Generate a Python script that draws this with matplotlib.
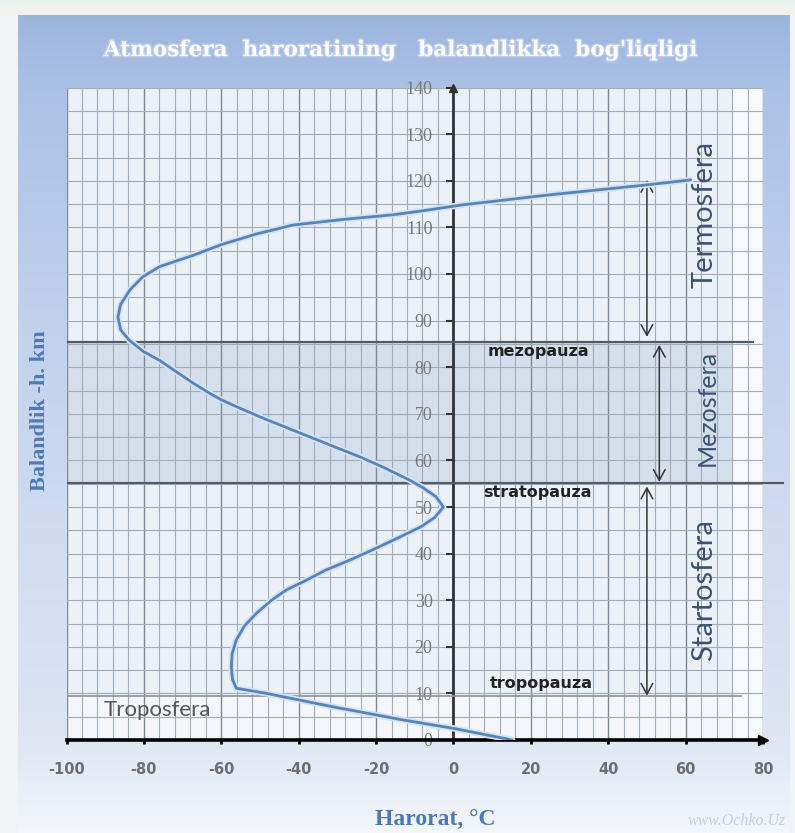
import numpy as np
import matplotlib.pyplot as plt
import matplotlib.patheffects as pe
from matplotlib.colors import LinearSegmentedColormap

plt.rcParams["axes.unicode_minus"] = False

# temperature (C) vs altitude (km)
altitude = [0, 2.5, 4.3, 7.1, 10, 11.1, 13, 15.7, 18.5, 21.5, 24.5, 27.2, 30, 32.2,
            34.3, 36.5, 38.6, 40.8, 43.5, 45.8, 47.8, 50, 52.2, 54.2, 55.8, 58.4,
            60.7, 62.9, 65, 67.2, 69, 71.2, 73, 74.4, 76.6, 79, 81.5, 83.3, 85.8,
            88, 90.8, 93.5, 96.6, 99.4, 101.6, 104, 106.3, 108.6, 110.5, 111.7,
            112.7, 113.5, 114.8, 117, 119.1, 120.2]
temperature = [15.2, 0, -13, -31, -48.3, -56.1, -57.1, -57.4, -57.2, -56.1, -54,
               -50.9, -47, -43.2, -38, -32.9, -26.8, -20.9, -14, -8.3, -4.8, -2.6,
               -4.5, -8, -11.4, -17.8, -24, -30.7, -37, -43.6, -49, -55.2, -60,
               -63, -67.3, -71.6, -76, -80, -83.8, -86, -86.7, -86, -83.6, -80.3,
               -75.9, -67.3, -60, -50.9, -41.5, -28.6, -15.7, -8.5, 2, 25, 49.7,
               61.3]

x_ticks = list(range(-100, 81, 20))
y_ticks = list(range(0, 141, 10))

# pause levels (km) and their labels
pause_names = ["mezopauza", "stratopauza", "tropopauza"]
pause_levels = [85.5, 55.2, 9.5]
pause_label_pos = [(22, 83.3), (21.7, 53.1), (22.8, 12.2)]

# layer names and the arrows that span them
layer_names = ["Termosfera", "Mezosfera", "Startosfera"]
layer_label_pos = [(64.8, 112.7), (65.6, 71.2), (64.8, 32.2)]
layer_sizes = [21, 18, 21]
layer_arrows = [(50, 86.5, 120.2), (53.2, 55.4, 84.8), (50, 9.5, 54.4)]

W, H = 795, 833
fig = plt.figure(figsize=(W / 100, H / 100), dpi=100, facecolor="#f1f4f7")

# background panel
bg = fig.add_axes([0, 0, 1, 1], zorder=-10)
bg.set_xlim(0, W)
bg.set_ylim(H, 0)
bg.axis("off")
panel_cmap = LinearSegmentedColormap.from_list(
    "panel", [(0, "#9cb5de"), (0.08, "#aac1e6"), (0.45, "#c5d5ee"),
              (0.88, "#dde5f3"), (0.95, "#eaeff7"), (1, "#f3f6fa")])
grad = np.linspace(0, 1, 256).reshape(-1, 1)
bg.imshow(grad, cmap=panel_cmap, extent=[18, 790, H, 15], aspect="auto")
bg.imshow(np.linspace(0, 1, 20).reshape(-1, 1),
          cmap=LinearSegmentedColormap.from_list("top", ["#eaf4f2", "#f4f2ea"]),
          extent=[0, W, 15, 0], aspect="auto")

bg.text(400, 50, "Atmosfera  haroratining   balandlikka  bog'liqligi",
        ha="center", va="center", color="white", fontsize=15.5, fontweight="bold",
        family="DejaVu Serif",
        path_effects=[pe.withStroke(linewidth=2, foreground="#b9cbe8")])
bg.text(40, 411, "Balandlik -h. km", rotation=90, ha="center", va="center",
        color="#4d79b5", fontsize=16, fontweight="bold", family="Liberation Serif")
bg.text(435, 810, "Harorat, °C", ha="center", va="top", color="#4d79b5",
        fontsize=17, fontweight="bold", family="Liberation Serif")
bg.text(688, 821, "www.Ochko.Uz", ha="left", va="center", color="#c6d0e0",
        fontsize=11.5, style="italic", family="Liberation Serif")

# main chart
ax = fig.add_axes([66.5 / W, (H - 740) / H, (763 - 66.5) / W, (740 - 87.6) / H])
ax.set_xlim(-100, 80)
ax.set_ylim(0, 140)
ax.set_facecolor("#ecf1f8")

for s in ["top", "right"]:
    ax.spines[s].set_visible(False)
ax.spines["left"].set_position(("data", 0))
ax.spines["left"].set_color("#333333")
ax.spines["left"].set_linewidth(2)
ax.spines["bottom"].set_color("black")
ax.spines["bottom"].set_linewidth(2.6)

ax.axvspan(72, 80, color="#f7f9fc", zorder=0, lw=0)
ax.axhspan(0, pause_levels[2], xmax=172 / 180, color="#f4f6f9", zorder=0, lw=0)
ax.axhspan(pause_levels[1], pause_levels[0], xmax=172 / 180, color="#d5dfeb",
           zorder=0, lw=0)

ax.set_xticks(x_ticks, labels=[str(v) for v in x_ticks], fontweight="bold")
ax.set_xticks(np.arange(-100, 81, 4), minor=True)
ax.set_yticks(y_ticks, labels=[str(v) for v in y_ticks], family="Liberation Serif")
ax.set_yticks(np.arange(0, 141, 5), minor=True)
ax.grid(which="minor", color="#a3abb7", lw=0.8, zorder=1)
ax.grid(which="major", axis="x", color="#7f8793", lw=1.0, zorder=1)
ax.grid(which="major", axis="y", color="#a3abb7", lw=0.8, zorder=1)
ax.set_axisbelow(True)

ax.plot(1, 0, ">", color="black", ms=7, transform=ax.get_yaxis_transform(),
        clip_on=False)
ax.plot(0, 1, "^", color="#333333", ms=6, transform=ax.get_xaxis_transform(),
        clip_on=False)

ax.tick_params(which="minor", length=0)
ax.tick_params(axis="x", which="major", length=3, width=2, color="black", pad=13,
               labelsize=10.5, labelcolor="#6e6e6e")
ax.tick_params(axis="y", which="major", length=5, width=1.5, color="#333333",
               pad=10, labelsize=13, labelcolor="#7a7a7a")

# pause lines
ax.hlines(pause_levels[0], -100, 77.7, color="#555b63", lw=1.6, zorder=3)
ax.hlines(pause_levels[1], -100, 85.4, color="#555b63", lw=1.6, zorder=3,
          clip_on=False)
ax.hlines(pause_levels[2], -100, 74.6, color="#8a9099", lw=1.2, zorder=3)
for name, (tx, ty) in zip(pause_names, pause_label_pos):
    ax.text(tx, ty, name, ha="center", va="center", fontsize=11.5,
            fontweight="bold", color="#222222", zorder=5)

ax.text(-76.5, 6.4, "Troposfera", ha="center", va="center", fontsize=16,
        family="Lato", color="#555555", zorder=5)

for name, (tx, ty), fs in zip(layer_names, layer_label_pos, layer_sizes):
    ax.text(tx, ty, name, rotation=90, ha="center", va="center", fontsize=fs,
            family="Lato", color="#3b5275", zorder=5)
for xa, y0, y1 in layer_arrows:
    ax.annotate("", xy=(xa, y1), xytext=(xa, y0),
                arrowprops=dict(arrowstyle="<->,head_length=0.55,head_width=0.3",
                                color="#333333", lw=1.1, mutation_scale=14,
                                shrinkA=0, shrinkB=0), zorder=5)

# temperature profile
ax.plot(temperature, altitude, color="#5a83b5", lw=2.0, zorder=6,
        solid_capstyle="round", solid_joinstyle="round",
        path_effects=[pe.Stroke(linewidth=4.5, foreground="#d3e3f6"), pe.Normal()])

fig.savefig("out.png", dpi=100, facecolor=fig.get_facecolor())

+ + + + + + +

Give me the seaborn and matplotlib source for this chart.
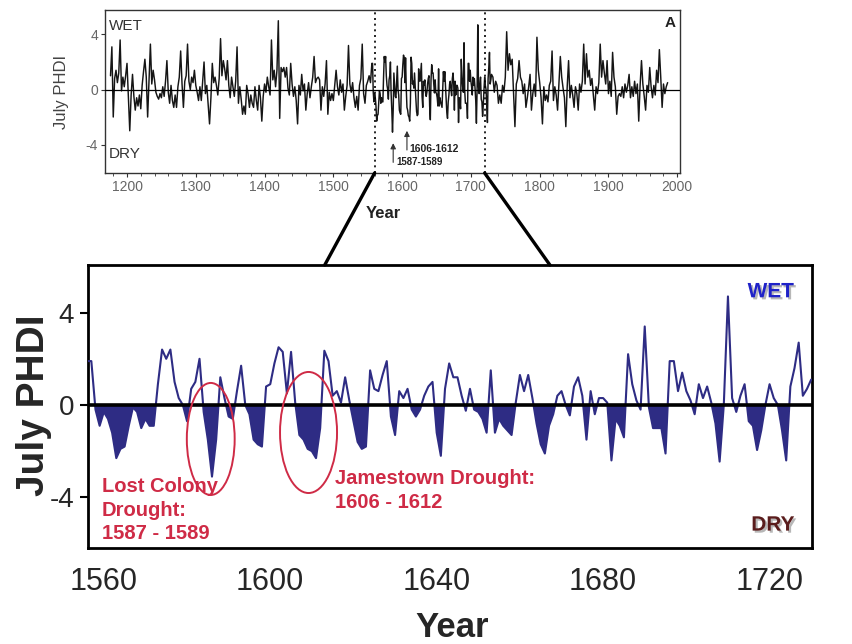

+ + + + + + +

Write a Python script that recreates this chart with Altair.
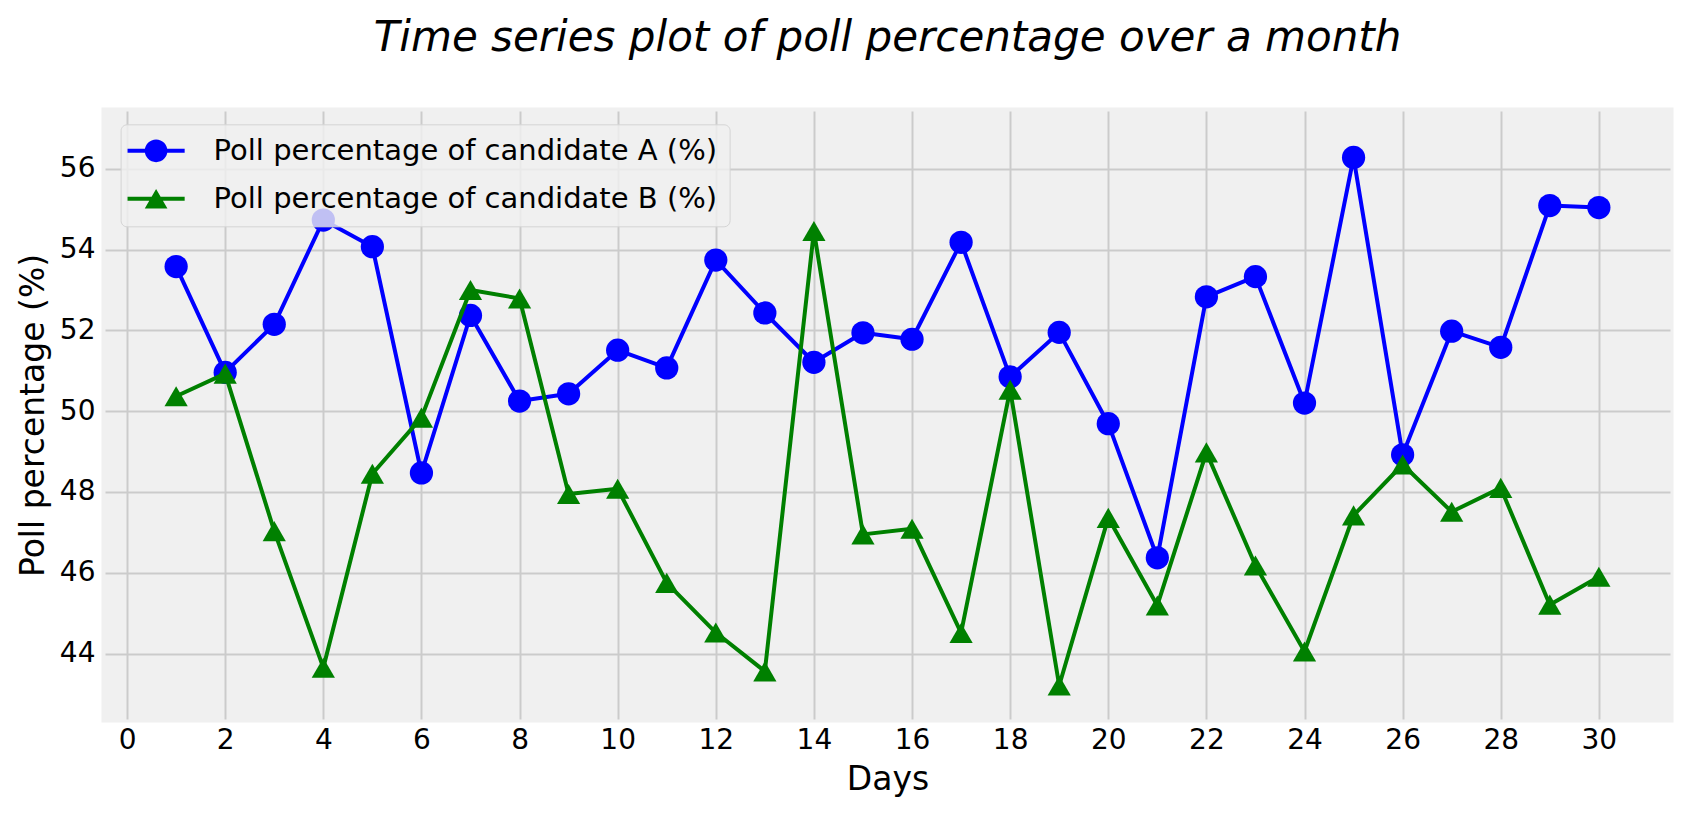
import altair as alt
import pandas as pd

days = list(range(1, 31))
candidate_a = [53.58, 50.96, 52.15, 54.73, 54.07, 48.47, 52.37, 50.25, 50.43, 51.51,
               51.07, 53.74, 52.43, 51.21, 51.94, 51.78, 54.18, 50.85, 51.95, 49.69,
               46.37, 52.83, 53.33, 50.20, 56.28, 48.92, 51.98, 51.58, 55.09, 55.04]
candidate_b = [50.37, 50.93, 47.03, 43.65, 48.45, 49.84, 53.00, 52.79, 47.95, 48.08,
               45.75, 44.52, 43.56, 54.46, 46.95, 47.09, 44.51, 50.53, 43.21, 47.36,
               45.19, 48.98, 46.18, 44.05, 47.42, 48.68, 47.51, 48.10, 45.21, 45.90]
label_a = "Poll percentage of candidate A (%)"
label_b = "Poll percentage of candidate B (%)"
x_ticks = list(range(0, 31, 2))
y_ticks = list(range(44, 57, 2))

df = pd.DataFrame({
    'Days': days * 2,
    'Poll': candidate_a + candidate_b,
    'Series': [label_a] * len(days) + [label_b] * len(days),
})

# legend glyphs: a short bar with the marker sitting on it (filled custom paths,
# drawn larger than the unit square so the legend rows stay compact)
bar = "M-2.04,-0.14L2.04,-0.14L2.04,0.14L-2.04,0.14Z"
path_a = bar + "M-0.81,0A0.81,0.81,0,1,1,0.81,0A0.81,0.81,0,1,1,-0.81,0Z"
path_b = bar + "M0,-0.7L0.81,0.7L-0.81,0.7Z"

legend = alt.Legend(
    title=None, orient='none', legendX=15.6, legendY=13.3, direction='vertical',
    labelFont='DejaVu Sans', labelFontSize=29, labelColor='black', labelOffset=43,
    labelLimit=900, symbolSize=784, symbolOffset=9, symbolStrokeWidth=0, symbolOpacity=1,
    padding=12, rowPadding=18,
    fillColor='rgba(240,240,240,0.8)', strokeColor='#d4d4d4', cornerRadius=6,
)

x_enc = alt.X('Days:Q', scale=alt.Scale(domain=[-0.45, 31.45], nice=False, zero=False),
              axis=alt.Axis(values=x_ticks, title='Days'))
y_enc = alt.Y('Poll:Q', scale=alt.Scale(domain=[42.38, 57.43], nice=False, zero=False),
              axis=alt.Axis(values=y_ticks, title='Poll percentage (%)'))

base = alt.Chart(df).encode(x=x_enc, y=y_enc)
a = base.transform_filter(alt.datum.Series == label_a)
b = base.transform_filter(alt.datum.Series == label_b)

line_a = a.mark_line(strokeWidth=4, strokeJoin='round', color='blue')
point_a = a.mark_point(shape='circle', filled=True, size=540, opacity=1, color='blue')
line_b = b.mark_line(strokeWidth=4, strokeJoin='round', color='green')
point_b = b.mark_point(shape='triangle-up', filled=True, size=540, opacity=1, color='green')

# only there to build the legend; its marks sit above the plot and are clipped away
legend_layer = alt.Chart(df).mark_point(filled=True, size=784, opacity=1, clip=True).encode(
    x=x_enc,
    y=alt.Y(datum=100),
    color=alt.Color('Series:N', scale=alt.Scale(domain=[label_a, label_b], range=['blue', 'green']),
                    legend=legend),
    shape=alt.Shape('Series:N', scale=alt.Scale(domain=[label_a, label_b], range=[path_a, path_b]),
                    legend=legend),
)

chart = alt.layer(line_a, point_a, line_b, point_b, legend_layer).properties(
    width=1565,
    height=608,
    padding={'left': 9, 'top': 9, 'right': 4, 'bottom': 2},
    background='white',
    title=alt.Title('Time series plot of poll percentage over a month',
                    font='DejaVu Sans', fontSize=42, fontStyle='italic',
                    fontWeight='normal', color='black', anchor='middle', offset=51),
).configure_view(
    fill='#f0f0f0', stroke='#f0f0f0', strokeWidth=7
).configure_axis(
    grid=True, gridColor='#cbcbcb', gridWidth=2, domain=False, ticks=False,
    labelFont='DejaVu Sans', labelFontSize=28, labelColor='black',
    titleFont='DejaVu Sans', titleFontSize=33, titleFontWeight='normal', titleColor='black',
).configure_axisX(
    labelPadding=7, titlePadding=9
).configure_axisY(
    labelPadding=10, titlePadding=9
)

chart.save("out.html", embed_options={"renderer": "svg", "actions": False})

+ + + + + + +

Gather all lines from the records above in which "that" appears.

Generate a Python script that draws this with matplotlib.
# layer names and the arrows that span them
Write a Python script that recreates this chart with Altair.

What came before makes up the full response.